In Tall Tales, Ringlefinch have created a delightfully self-assured soundtrack for a world doing the hokey-cokey with the Covid 19 pandemic. Intelligent catchy song-writing, imagination, good humour, heart, hygge, and folk politics abound and flourish in this aural delight.
I’m listening to Tall Tales in a beautiful country garden in the Wolds of rural Lincolnshire and it’s a perfect fit. Given the absence of live music events and festivals over the last eighteen months I’m giving myself a treat and having a mini-festival for one in the sun, headphones on delighting in the music of the moment. Pass me a Pimm’s and make sure it’s iced with fresh mint.
Tall Tales is crammed with earworms. I’m loving the arp-ing banjo and the cheeky fiddle work, lush arrangements supporting a straight up the middle indie vocal. The complex multi-part song-writing comes to life when other band members contribute their voices. This is musical chicken soup for the soul, a real panacea for a world in need of good nourishment and healing comfort.
Country, Klezmer, folk and jazz all contribute to this genteel urban mash-up with shades of bands like The Lumineers and the Waterboys abounding. These songs invite participation and incite a sense of community. I’m loving the use of the word ‘we’ in so many of the songs – we all know the feelings of isolation and it’s great to be invited along to this shared emotional journey.
A stand out track for me is the anthemic eponymous ‘Making It’ with its pragmatic pop sensibilities and joyous uplifting indie vibe.
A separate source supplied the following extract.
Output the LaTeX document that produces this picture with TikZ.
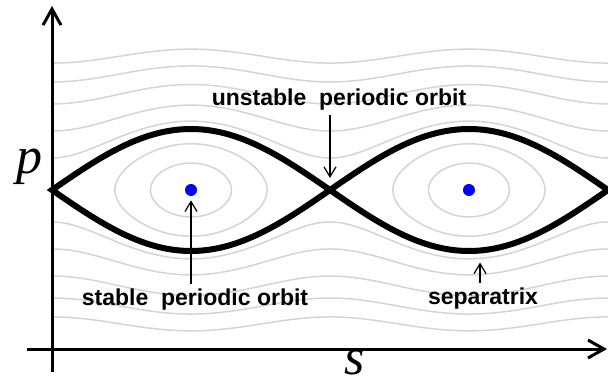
\documentclass[tikz,border=0pt]{standalone}
\usepackage{fontspec}
\setmainfont{Liberation Sans}
\newfontfamily\axisfont{Liberation Serif}
\usetikzlibrary{arrows.meta,positioning,calc}

\begin{document}
\begin{tikzpicture}[
    x=0.5pt, y=0.5pt,
    font=\fontsize{11.5}{13}\selectfont\bfseries,
    axis/.style={line width=1.5pt, -{Straight Barb[length=8pt,width=9pt]}},
    sep/.style={line width=3pt, line join=miter},
    orbit/.style={black!17, line width=0.75pt},
    lbl/.style={inner sep=1pt, anchor=base},
    arr/.style={line width=0.6pt, -{Straight Barb[length=5pt,width=6pt]}},
    fixpt/.style={circle, fill=blue, inner sep=0pt, minimum size=6pt},
    var/.style={font=\axisfont\itshape\fontsize{26}{26}\selectfont, inner sep=0pt}
  ]
  \useasboundingbox (0,0) rectangle (608,385);

  % phase portrait (angle in radians, momentum in units)
  \begin{scope}[shift={(191,195)}, x=22.12pt, y=15.25pt]
    % rotating orbits
    \foreach \E in {2.55,3.87,5.98,8.27,10.66}{
      \draw[orbit] plot[domain=-pi:3*pi, samples=120, smooth]
        (\x, {sqrt(2*(\E-1+cos(deg(\x))))});
      \draw[orbit] plot[domain=-pi:3*pi, samples=120, smooth]
        (\x, {-sqrt(2*(\E-1+cos(deg(\x))))});
    }
    % librations
    \foreach \k in {0.4416,0.758}{
      \foreach \c in {0,2*pi}{
        \draw[orbit] plot[domain=0:360, samples=90, smooth, variable=\t]
          ({\c+2*rad(asin(\k*sin(\t)))}, {2*\k*cos(\t)}) -- cycle;
      }
    }
    % separatrix
    \draw[sep] plot[domain=-pi:3*pi, samples=161] (\x, {2*abs(cos(deg(\x/2)))})
      -- plot[domain=3*pi:-pi, samples=161] (\x, {-2*abs(cos(deg(\x/2)))}) -- cycle;

    % fixed points
    \node[fixpt] (c1) at (0,0) {};
    \node[fixpt] (c2) at ({2*pi},0) {};
    \coordinate (x1) at ({pi},0);
    \coordinate (sepb) at ({2*pi+0.25},-1.985);
  \end{scope}

  % axes
  \coordinate (ybot) at (52,13);
  \coordinate (ytop) at (52,379);
  \coordinate (xlft) at (27,36);
  \coordinate (xrgt) at (607,36);
  \draw[axis] (ybot) -- (ytop);
  \draw[axis] (xlft) -- (xrgt);
  \node[var] (pl) at (29,218) {p};
  \node[var, anchor=base] (sl) at (355,11) {s};

  % labels
  \node[lbl] (unst) at (339,279) {unstable~ periodic orbit};
  \node[lbl] (stab) at (195,80) {stable~ periodic orbit};
  \node[lbl] (sepl) at (483,81) {separatrix};

  \draw[arr, shorten <=1pt, shorten >=6pt] (unst.south -| x1) -- (x1);
  \draw[arr, shorten <=1pt, shorten >=2pt] (stab.north -| c1) -- (c1);
  \draw[arr, shorten <=1pt, shorten >=6pt] (sepl.north -| sepb) -- (sepb);
\end{tikzpicture}
\end{document}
Immediately catchy and likeable, this clearly is not a band ‘muddling through’.
The plangent, pizzicato, pluckery of ‘Ophelia’ has heart , introspection and a melancholy strangely reminiscent of Nick Drake and Florence and the Machine and is just beautiful, the glorious string arrangements making it perfect.
From the Trad solo Cello of ‘Woolpacks’ to the jazzy gypsy swing of ‘Gone South’ a witty irreverent and beautiful take on travelling south for the winter, it is all going on. I’m dancing in my seat as I type. Shades of Ray Davies and the Kinks lazing on a Sunday afternoon.
‘Dust and Stones’ nods to Ennio Morricone with a spaghetti western squint and Jethro Tull whilst cheekily letting us dance a 3/8 Bourree. ‘The Masochist Tango’ is 50 Shades of Grey with a sense of humour. At some points there are laugh out loud funny hints of Neil Innes and Jake Thackery, revealing a wicked, dark and twisted perspective.
Weighing in at whopping 16 minutes and 23 seconds, ‘Coldwell Clough’ is a love song to a place and missed home turf – it is an epic journey of a track and you really do have to listen carefully to this. You know this is a band comfortable in its own company and in love with music, creativity, , atmosphere and home. To be fair I don’t think I’ve listened to a track longer than 10 minutes in a very long time, possible since 1979, anyone for ‘In-A-Gadda-Da-Vida’ or ‘Terrapin Station’? This is heart-warming music with a reverence for life.
You need this album. The depth and complexity of song-writing and the music are just the tip of a musical iceberg which saw the band build their own studio to record this astounding and delightful album. I’d never heard of Ringlefinch before but I am a fan now.